Defining the Point in Time at Which the City Formally Initiates Proceedings to Amend Its Land Use Regulations
- Recently the City used a 180 day “moratorium” to suspend Overnight Accommodation development while Council figured out what it really wanted to do. We might do the same thing again to suspend new or expanded ATV businesses while we figure out what we really want to do about ATV noise. This ordinance doesn’t suspend anything; it just clearly defines the moment when a moratorium starts so that there’s no confusion as to who was in line (vested, to use a technical term) at the time the moratorium started and who wasn’t.
Support for Construction of Future Phases of the Colorado River Pathway
- Many of you have ridden or walked the nifty bike path that runs from Lions Park a few miles up the Colorado River. Unfortunately, it ends about 5/8 mi short of Grandstaff Canyon. This resolution, a no-brainer, expresses the City’s support for federal and state funding of the 5/8 mi gap. Eventually, we’d like the bike path to go all the way to Castle Valley.
Stating the City of Moab’s Position on Highway 191 Bypass
- This resolution is sponsored by Kalen Jones, a City Council member who lives near the intersection of Kane Creek Blvd and 500W. The top two bypass routes, 1A and 1D as identified in Fehr & Peers’ 2018 UDOT Hotspot Study, would heavily impact his neighborhood as well as the Mountain View subdivision and the west side of town in general.
- Kalen proposes three things, one of which I agree with: disallow routes 1A and 1D in further regional transportation planning. I do so not just because the neighbors object; rather, their routes are far too short to be useful especially in light of massive SITLA developments both N and S of town already appearing at the City planning office. Kalen also opposes the inclusion of any bypass at all; as I’ve explained, I favor the “tunnel under Main St” idea which admittedly is unaffordable in any near time frame and see no problem with keeping it alive, since a suitably long bypass could be an effective tool. Third, Kalen advocates mitigating downtown traffic concerns by redeveloping downtown; I agree it would be nice, but unrealistic to think it’ll do anything significant for traffic, and that at best.

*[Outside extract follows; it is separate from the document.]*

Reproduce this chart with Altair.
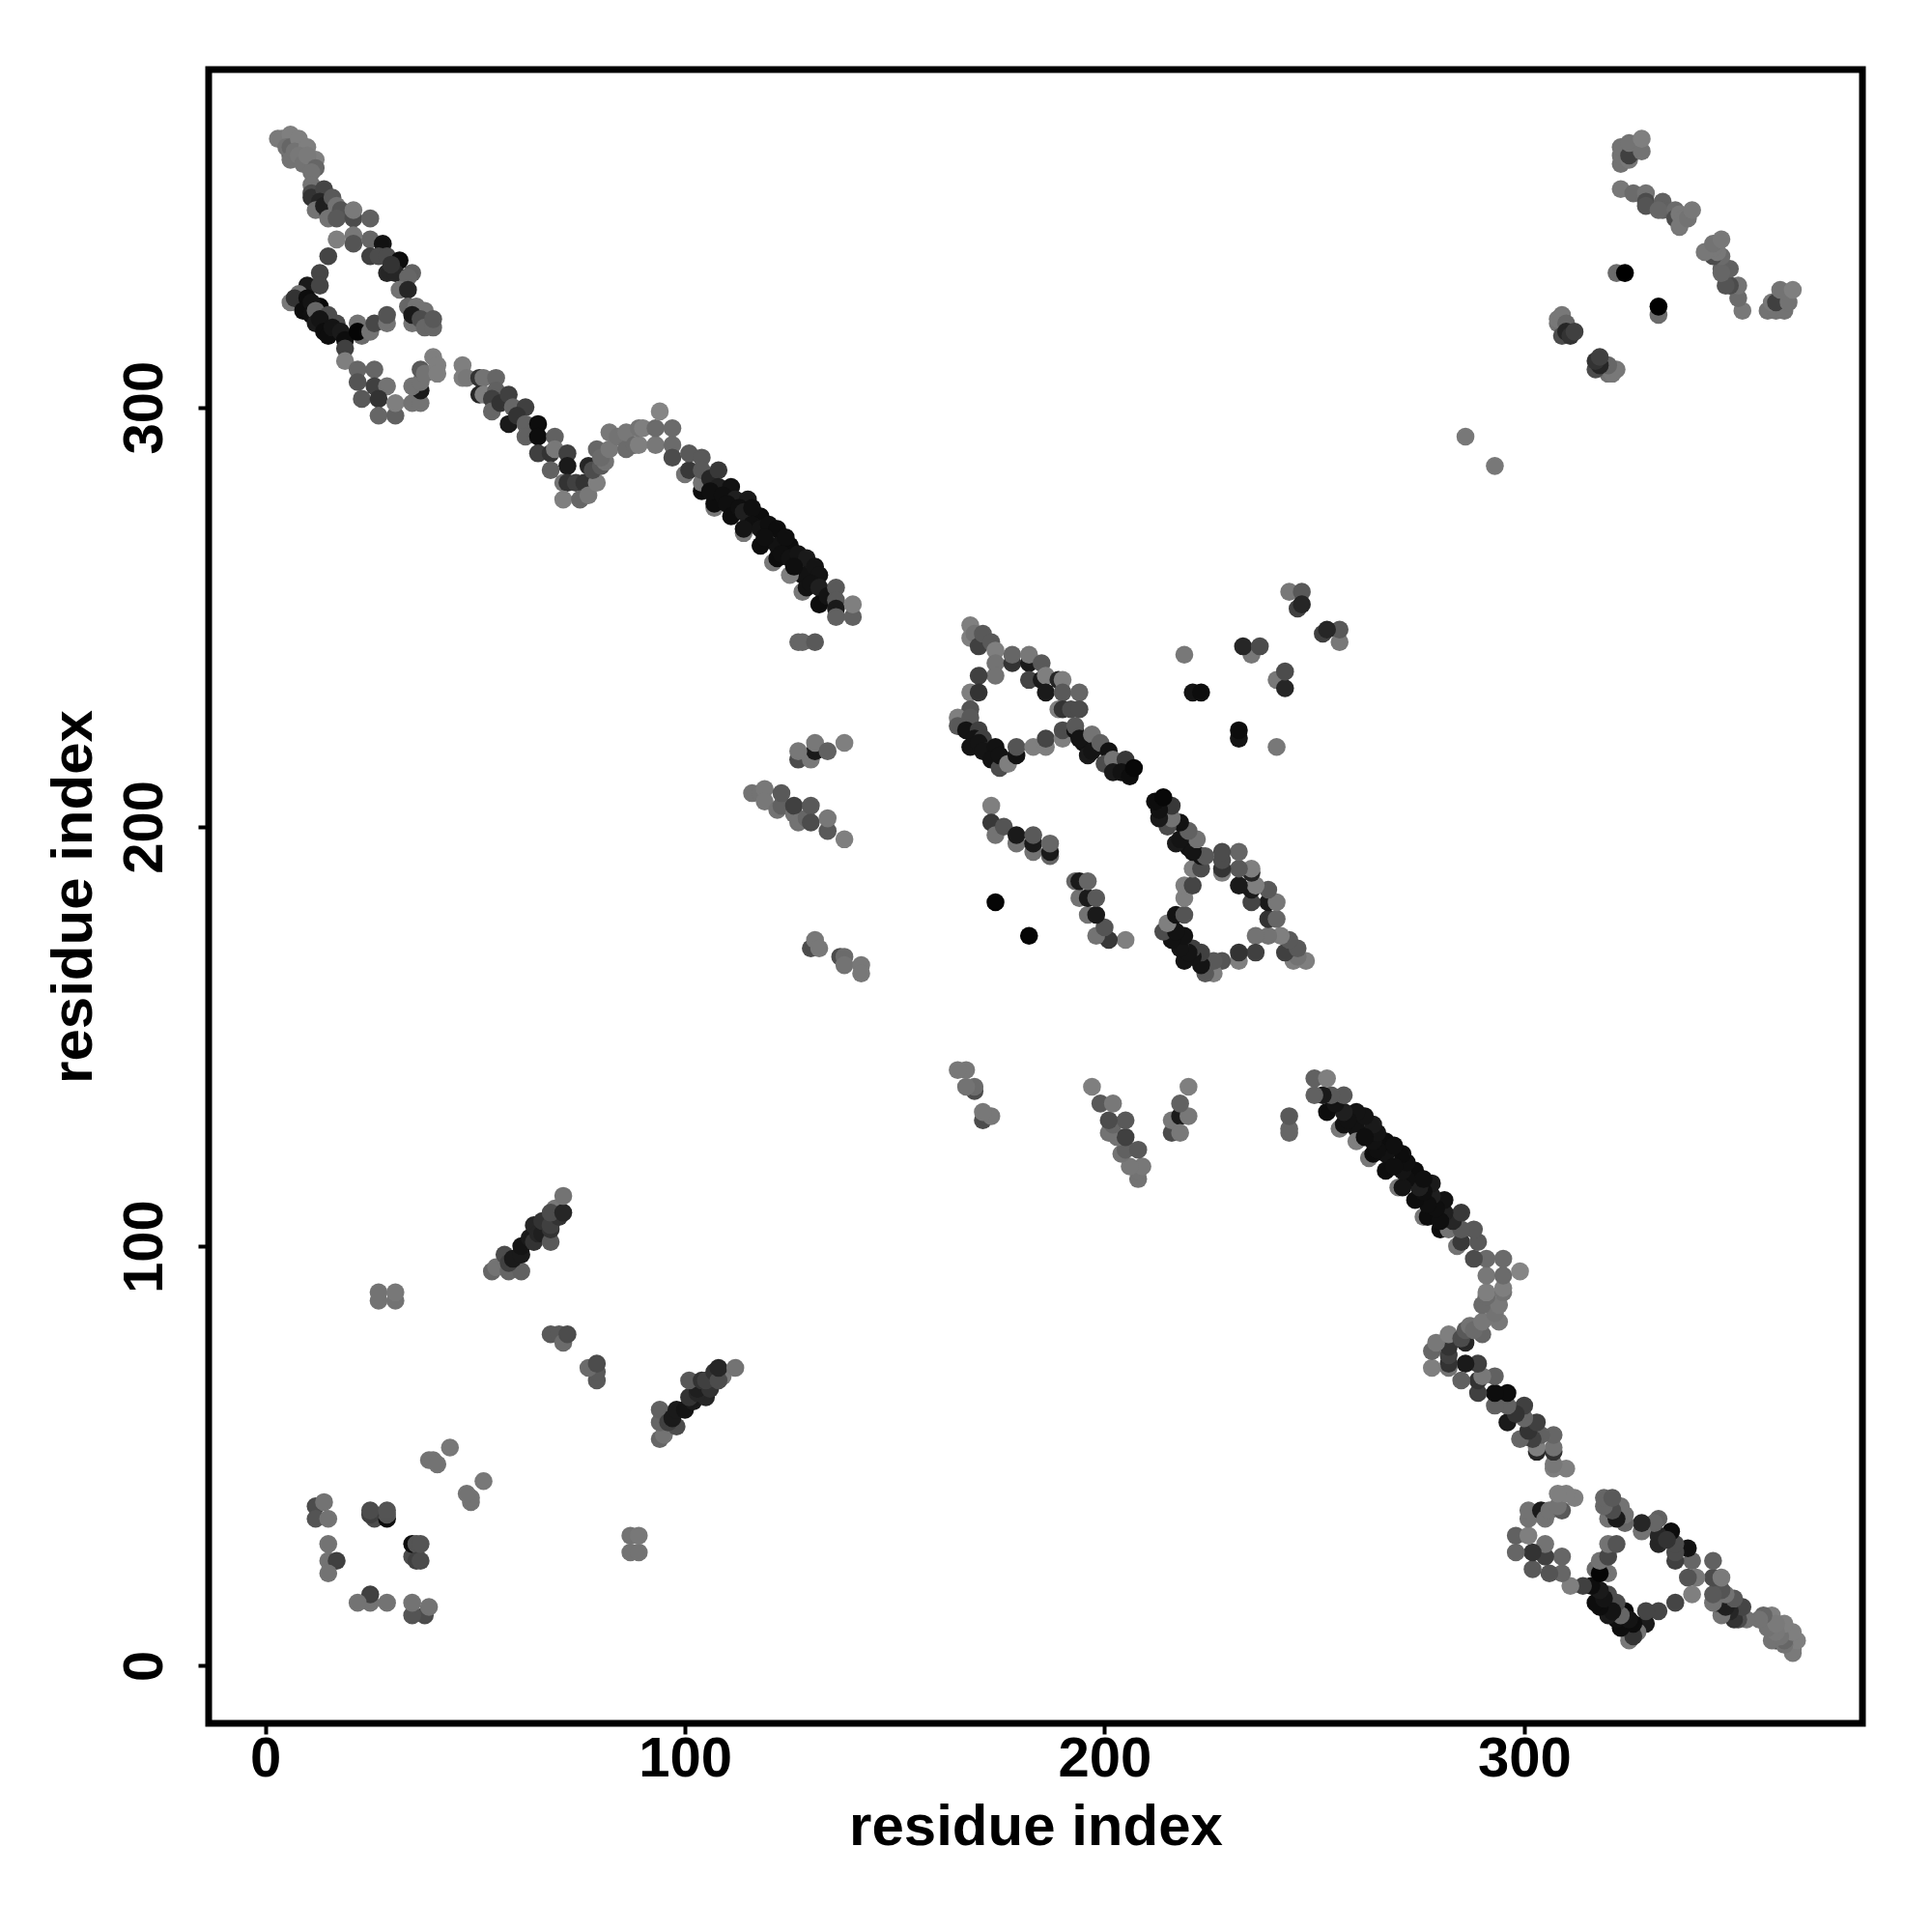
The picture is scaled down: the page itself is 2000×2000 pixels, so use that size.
import altair as alt
import pandas as pd

# contact pairs (residue i, residue j, grey percent); every contact appears as (i,j) and (j,i)
top_cluster = [(6,360,20),(3,364,48),(4,364,48),(6,365,50),(5,362,45),(6,362,40),(6,359,45),(8,364,50),(7,361,45),(10,362,50),(8,360,47),(9,358,45),(12,359,50),(10,360,48),(12,357,40),(11,356,45),(11,353,45),(11,351,30),(11,350,20),(14,352,27),(13,349,15),(12,347,45),(15,346,15),(14,348,12),(15,345,45),(16,350,35),(17,348,45),(18,347,33),(17,345,35),(21,345,30),(21,347,48),(25,345,38),(21,341,47),(21,339,33),(17,340,50)]
left_arm = [(15,336,27),(13,332,27),(10,329,10),(13,329,27),(6,325,47),(8,327,45),(7,326,20),(10,326,5),(13,324,3),(9,323,5),(11,325,8),(11,322,6),(12,323,40),(15,322,30),(12,320,10),(13,321,8),(17,320,30),(14,318,5),(15,317,5),(16,319,8),(18,318,10),(19,316,5),(23,317,42),(22,320,45),(22,318,2),(25,318,45),(26,320,28),(29,320,45),(29,322,33)]
right_arm = [(25,340,40),(28,339,7),(25,336,25),(27,336,30),(29,336,30),(32,335,5),(29,332,15),(31,332,15),(30,334,20),(35,332,38),(34,331,40),(32,328,45),(34,328,15),(34,324,40),(36,324,45),(38,323,45),(35,320,45),(35,322,10),(37,321,30),(38,319,40),(40,319,40),(40,321,35)]
lower_loop = [(19,314,25),(19,311,50),(22,309,40),(26,309,40),(22,306,33),(26,305,25),(29,305,45),(23,302,35),(27,302,20),(27,298,40),(31,298,38),(31,301,50),(35,301,45),(37,301,45),(37,304,10),(35,305,45),(37,306,45),(37,309,35),(38,308,45),(40,312,50),(41,310,50),(41,308,50)]
strand_a = [(47,310,50),(47,307,50),(48,307,47),(51,307,20),(52,307,45),(55,307,40),(51,303,15),(52,303,50),(55,304,38),(54,302,25),(54,299,40),(56,301,20),(58,303,25),(59,300,40),(62,300,25),(58,296,10),(60,298,20),(62,296,38),(62,293,38),(65,296,5),(65,293,5),(69,293,38),(65,289,25),(68,289,20),(69,290,47),(72,289,25),(72,286,10),(68,285,38),(71,282,45),(72,282,20),(74,282,25),(76,282,20),(71,278,50),(75,278,40),(77,279,47),(79,282,50)]
hump = [(77,286,15),(78,285,30),(80,286,35),(79,290,40),(81,287,45),(80,288,42),(82,294,47),(82,290,47),(84,293,45),(86,290,42),(86,294,47),(88,291,42),(89,291,50),(89,295,45),(90,295,50),(93,291,47),(93,295,42),(94,299,52),(97,295,42),(97,291,42)]
strand_b = [(97,288,30),(100,284,45),(101,285,22),(101,289,35),(104,288,35),(104,280,5),(104,282,45),(104,285,35),(106,283,15),(108,285,22),(108,281,12),(111,281,7),(107,276,47),(107,277,5),(106,280,6),(109,279,6),(112,278,12),(110,277,6),(115,278,10),(111,274,5),(113,276,6),(114,275,12),(118,274,5),(116,276,6),(116,272,6),(114,270,47),(114,271,8),(118,271,8),(120,272,6),(122,271,5),(118,267,5),(122,267,7),(119,269,6),(125,267,5),(124,269,6),(121,263,47),(122,264,5),(123,265,6),(125,264,7),(127,265,8),(129,264,10),(128,260,7),(125,260,50),(126,262,6),(131,262,8),(132,260,8),(128,256,47),(129,257,7),(130,258,7),(132,257,12),(132,253,5),(134,255,8),(136,257,35),(136,254,35),(136,252,10),(136,250,38),(140,250,38),(140,253,50)]
side_a = [(127,244,40),(128,244,40),(131,244,35)]
side_b = [(127,216,30),(130,216,47),(131,218,10),(127,218,47),(131,220,47),(134,218,38),(138,220,50)]
side_c = [(116,208,45),(118,208,45),(119,209,47),(119,206,47),(122,204,45),(123,205,38),(123,208,35),(126,203,45),(126,205,25),(127,201,45),(129,202,40),(130,205,35),(130,201,30),(134,199,35),(134,202,47),(138,197,50)]
side_d = [(130,171,30),(131,173,47),(132,171,47),(137,169,30),(138,169,42),(138,167,45),(142,167,47),(142,165,47)]
loop_top = [(168,248,50),(168,245,50),(169,246,45),(170,243,25),(171,246,35),(173,244,35),(174,242,50),(174,239,45),(178,239,20),(178,241,40),(182,239,10),(182,241,47),(185,239,35),(174,236,45),(170,236,25),(168,232,50),(170,232,20),(182,235,27),(185,235,10),(186,236,50),(189,235,15),(190,235,50),(186,232,10),(190,232,35),(194,232,40),(189,228,50),(190,228,20),(192,228,30),(194,228,30)]
loop_bottom = [(168,228,33),(165,226,50),(165,224,35),(168,226,35),(167,223,8),(170,223,25),(169,221,8),(171,221,25),(168,219,8),(170,220,8),(172,218,15),(171,218,8),(174,219,7),(173,216,7),(175,214,30),(175,217,7),(177,215,50),(179,217,7),(179,219,33),(183,219,50),(186,219,50),(186,221,27),(190,221,50),(190,223,30)]
loop_tail = [(193,223,7),(193,224,35),(195,220,7),(194,221,8),(197,222,45),(196,217,10),(197,218,8),(199,220,38),(201,218,7),(200,215,30),(202,216,45),(202,213,10),(205,216,22),(204,213,7),(206,212,5),(207,214,3)]
mid_group = [(173,205,50),(173,201,22),(174,198,45),(176,200,33),(179,196,45),(179,198,10),(183,194,45),(183,196,10),(183,198,35),(187,193,40),(187,194,10),(187,196,40),(174,182,2)]
far_group = [(219,241,47),(221,232,8),(223,232,5),(235,241,47),(233,243,15),(237,243,30),(244,256,47),(247,256,35),(246,252,25),(247,253,15),(286,293,47)]
corner_a = [(308,320,45),(308,321,47),(309,322,47),(310,320,40),(309,317,30),(310,318,15),(311,317,20),(312,318,25),(322,332,42),(324,332,0)]
corner_b = [(323,358,45),(323,360,45),(323,362,45),(325,359,47),(325,360,25),(325,363,45),(328,361,45),(328,364,50),(323,352,47),(326,351,42),(329,351,45),(329,349,30),(329,348,33),(333,349,38),(333,347,38),(332,347,40),(336,347,42),(336,345,30),(337,346,47),(338,345,47),(337,343,47),(339,345,45),(340,347,47)]
low_a = [(12,38,30),(14,39,45),(12,35,33),(15,35,45),(15,29,45),(15,25,45),(17,25,25),(15,22,45),(26,36,30),(26,35,30),(29,35,5),(29,36,33),(25,36,25),(25,37,30),(29,37,33)]
low_b = [(27,87,45),(27,89,45),(31,87,45),(31,89,47),(39,49,45),(40,49,45),(41,48,45),(44,52,47)]
low_c = [(54,94,40),(55,95,45),(58,94,40),(61,94,38),(57,98,30),(58,96,25),(59,97,10),(61,98,10),(61,100,8),(63,102,10),(64,101,20),(64,105,15),(65,103,15),(66,103,12),(66,106,20),(68,101,35),(68,104,20),(68,105,25),(69,109,47),(70,107,20),(68,108,30),(71,108,15),(71,112,45),(68,79,35),(70,79,35),(71,77,42),(72,79,30)]

groups = [top_cluster, left_arm, right_arm, lower_loop, strand_a, hump, strand_b, side_a, side_b, side_c, side_d,
          loop_top, loop_bottom, loop_tail, mid_group, far_group, corner_a, corner_b, low_a, low_b, low_c]

rows = []
for g in groups:
    for i, j, p in g:
        v = round(p * 2.55)
        rows.append({"a": i, "b": j, "c": f"rgb({v},{v},{v})"})
for g in groups:
    for i, j, p in g:
        v = round(p * 2.55)
        rows.append({"a": j, "b": i, "c": f"rgb({v},{v},{v})"})
df = pd.DataFrame(rows)

tick_values = [0, 100, 200, 300]
FONT = "Liberation Sans"

chart = alt.Chart(df).mark_point(filled=True, opacity=1, size=345, strokeWidth=0).encode(
    x=alt.X("a:Q", scale=alt.Scale(domain=[-13.5, 380.6], nice=False, zero=False),
            axis=alt.Axis(values=tick_values, title="residue index", grid=False, domain=False,
                          tickSize=11, tickWidth=4, tickColor="black",
                          labelFont=FONT, labelFontWeight="bold", labelFontSize=58, labelColor="black",
                          labelPadding=43, labelBaseline="alphabetic", labelFlush=False, labelOverlap=False,
                          titleFont=FONT, titleFontWeight="bold", titleFontSize=60, titleColor="black",
                          titlePadding=12)),
    y=alt.Y("b:Q", scale=alt.Scale(domain=[-13.75, 380.5], nice=False, zero=False),
            axis=alt.Axis(values=tick_values, title="residue index", grid=False, domain=False,
                          tickSize=11, tickWidth=4, tickColor="black",
                          labelFont=FONT, labelFontWeight="bold", labelFontSize=58, labelColor="black",
                          labelAngle=270, labelAlign="center", labelBaseline="bottom",
                          labelPadding=26, labelFlush=False, labelOverlap=False,
                          titleFont=FONT, titleFontWeight="bold", titleFontSize=60, titleColor="black",
                          titlePadding=14)),
    color=alt.Color("c:N", scale=None),
    order=alt.Order("idx:Q"),
).transform_window(idx="row_number()").properties(
    width=1712, height=1712,
    autosize=alt.AutoSizeParams(type="none"),
    padding={"left": 208, "top": 64, "right": 60, "bottom": 180},
    background="white",
).configure_view(stroke="black", strokeWidth=7)

chart.save("out.html", embed_options={"renderer": "svg", "actions": False})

- Kalen did make a good observation that suggests a compromise: the draft Regional Transportation Plan reads “… but leaves the decision to take a more comprehensive analysis open as an option that UDOT leadership and/or local elected bodies can initiate.” Since that phrase can be read as license for UDOT to do what they want, I suggest to delete the UDOT part so that the phrase would read : “… but leaves the decision to take a more comprehensive analysis open as an option that local elected bodies can initiate.” This places control in local hands.